Unam (Etudiant) : « Il faut des figures de l’émancipation des Noirs »

Unam est étudiant et Antillais. Pour lui, Colbert est très ambivalent pour les Antillais. « Colbert, c’est celui qui a tué nos ancêtres alors que c’est un homme important pour l’Etat » Sur le déboulonnage, il n’a pas d’avis parce que c’est en France ; pour lui, il faut contextualiser, mais en ce qui concerne les Antilles, il est d’accord pour le déboulonnage, notamment la statue de Schoelcher. Il veut qu’on ajoute des noms de figures de l’émancipation des Noirs. Il donne l’exemple de la statue de Solitude en Guadeloupe, surnommée la Mulâtresse Solitude qui était une résistante.

Stomy Bugsy (Artiste/Comédien) : « Décoloniser notre esprit et donner des noms africains aux enfants de demain »

Pour Stomy, grâce à Amílcar Cabral, le fondateur du Parti africain pour l’indépendance de la Guinée et du Cap-Vert, PAIGC, et qui a amené à l’indépendance ces deux États colonisés par le Portugal, « le travail a été fait ». « On a pu faire le nettoyage des rues ». Il pense qu’il n’en reste pas beaucoup mais ajoute-t-il, « on va les dénicher et on les enlèvera ». Mais ce qui le gêne vraiment, c’est la statue de Faidherbe au Sénégal : « Il y a 40% de sang sénégalais en moi et ça me dérange qu’il y ait eu la statue de Faidherbe au Sénégal, il faut qu’elle tombe absolument ». En ce qui concerne Colbert : « cette statue me dérange mais j’aimerais que ce soit le peuple de France, mais les « Blancs » qui l’enlèvent. S’ils ne l’enlèvent pas, un jour les Noirs l’enlèveront ». Il rappelle que le peuple français a déjà enlevé des statues : « Louis XIV, Napoléon. Le prolétariat est éveillé et éclairé » ; il prend exemple sur la Révolution française : « un jour, ils l’enlèveront eux-mêmes cette statue. Mais d’abord, on s’occupe de l’Afrique et de sa diaspora, les Antilles, décoloniser les rues et surtout notre esprit » Il finit en disant : « les enfants de demain, donnez-leur des noms africains ».

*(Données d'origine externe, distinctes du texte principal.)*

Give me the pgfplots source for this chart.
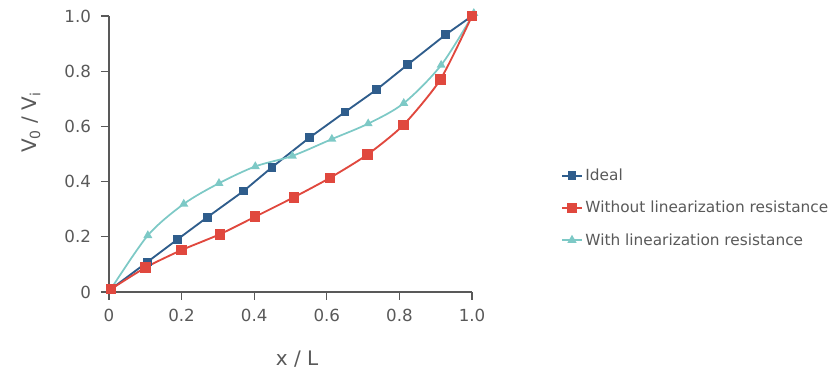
\documentclass[border=0pt]{standalone}
\usepackage{pgfplots}
\pgfplotsset{compat=1.18}
\usepackage{fontspec}
\setmainfont{DejaVu Sans}
\definecolor{ideal}{HTML}{2F5D8C}
\definecolor{without}{HTML}{E0483E}
\definecolor{withc}{HTML}{7DC9C6}
\definecolor{txt}{HTML}{595959}
\begin{document}
\begin{tikzpicture}[x=0.75pt,y=0.75pt]
\path[use as bounding box] (-109,-85) rectangle (728,292);
\begin{axis}[
  at={(0pt,0pt)}, anchor=south west,
  scale only axis, width=272.25pt, height=207pt,
  xmin=0, xmax=1, ymin=0, ymax=1,
  clip=false,
  axis lines=left,
  axis line style={draw=txt, line width=0.9pt, -},
  tick style={draw=txt, line width=0.9pt},
  tick align=outside,
  major tick length=6pt,
  xtick={0,0.2,0.4,0.6,0.8,1.0},
  ytick={0,0.2,0.4,0.6,0.8,1.0},
  xticklabels={0,0.2,0.4,0.6,0.8,1.0},
  yticklabels={0,0.2,0.4,0.6,0.8,1.0},
  /pgf/number format/assume math mode=true,
  ticklabel style={font=\fontsize{12.5}{14}\selectfont, text=txt},
  xticklabel style={yshift=-3pt},
  yticklabel style={xshift=-4pt},
  xlabel={x / L},
  ylabel={V\textsubscript{0} / V\textsubscript{i}},
  label style={font=\fontsize{15}{18}\selectfont, text=txt},
  xlabel style={at={(axis description cs:0.518,-0.245)}, anchor=center},
  ylabel style={at={(axis description cs:-0.215,0.615)}, anchor=center},
  legend style={draw=none, fill=none, at={(axis description cs:1.245,0.457)}, anchor=north west,
    font=\fontsize{11.5}{13}\selectfont, text=txt, row sep=10pt, inner sep=0pt},
  legend cell align=left,
  legend image code/.code={\draw[mark repeat=2,mark phase=2] plot coordinates {(0cm,0cm) (0.26cm,0cm) (0.52cm,0cm)};},
]
\addplot[ideal, line width=1.4pt, mark=square*, mark size=2.6pt, mark options={solid}]
coordinates {(0.005,0.01)(0.106,0.109)(0.188,0.19)(0.271,0.271)(0.371,0.366)(0.449,0.452)(0.553,0.56)(0.65,0.652)(0.737,0.733)(0.823,0.824)(0.927,0.932)(1.0,1.0)};
\addlegendentry{Ideal}
\addplot[withc, line width=1.3pt, smooth, mark=triangle*, mark size=2.6pt, forget plot]
coordinates {(0.005,0.01)(0.107,0.205)(0.206,0.319)(0.303,0.394)(0.403,0.455)(0.505,0.493)(0.614,0.554)(0.714,0.61)(0.812,0.684)(0.915,0.822)(1.005,1.01)};
\addplot[without, line width=1.4pt, smooth, tension=0.4, mark=square*, mark size=3.2pt]
coordinates {(0.005,0.01)(0.101,0.089)(0.2,0.152)(0.305,0.209)(0.403,0.273)(0.509,0.343)(0.608,0.413)(0.712,0.498)(0.811,0.605)(0.913,0.77)(1.0,1.0)};
\addlegendentry{Without linearization resistance}
\addlegendimage{withc, line width=1.3pt, mark=triangle*, mark size=2.8pt}
\addlegendentry{With linearization resistance}
\end{axis}
\end{tikzpicture}
\end{document}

Louisy Joseph (Artiste/Comédienne) : « Il ne faut pas commémorer nos ancêtres comme des martyrs »

Pour la chanteuse, l’histoire doit être connue de tous : « cette abolition ne doit pas être seulement fêtée entre nous ». Elle prend l’exemple de ses nombreux neveux avec lesquels elle aborde le sujet comme si c’était ses enfants et sa carrière où elle ne fait pas place à l’échec. Elle ajoute qu’elle a la force de conviction pour accompagner ses actions. Mais dit-elle : « tous les symboles de la population noire ne sont pas sans arrêt dans la violence ou dans l’effacement, mais dans un souci d’avenir et d’espoir ». Elle ajoute pour finir : « Il ne faut pas considérer nos ancêtres comme des martyrs, mais comme des modèles d’exemplarité, parce qu’ils ont cru et leur vie a changé quelques choses pour les nôtres. On les traite en martyrs alors que ce sont des héros ».

MC Jean Gab’1 (Artiste) : « Colbert, c’est un fait de bistrot »

MC Jean Gab’1, lui, ne va pas par quatre chemins, il s’en fout ! Il ne voit pas l’intérêt de retirer la statue de Colbert : « ça va changer quoi à l’histoire ? L’histoire a été écrite, nous avons perdu, stop basta ! Colbert, c’est un fait de bistrot » et ajoute « la personne qui est heurtée, ce n’est pas moi, c’est lui ».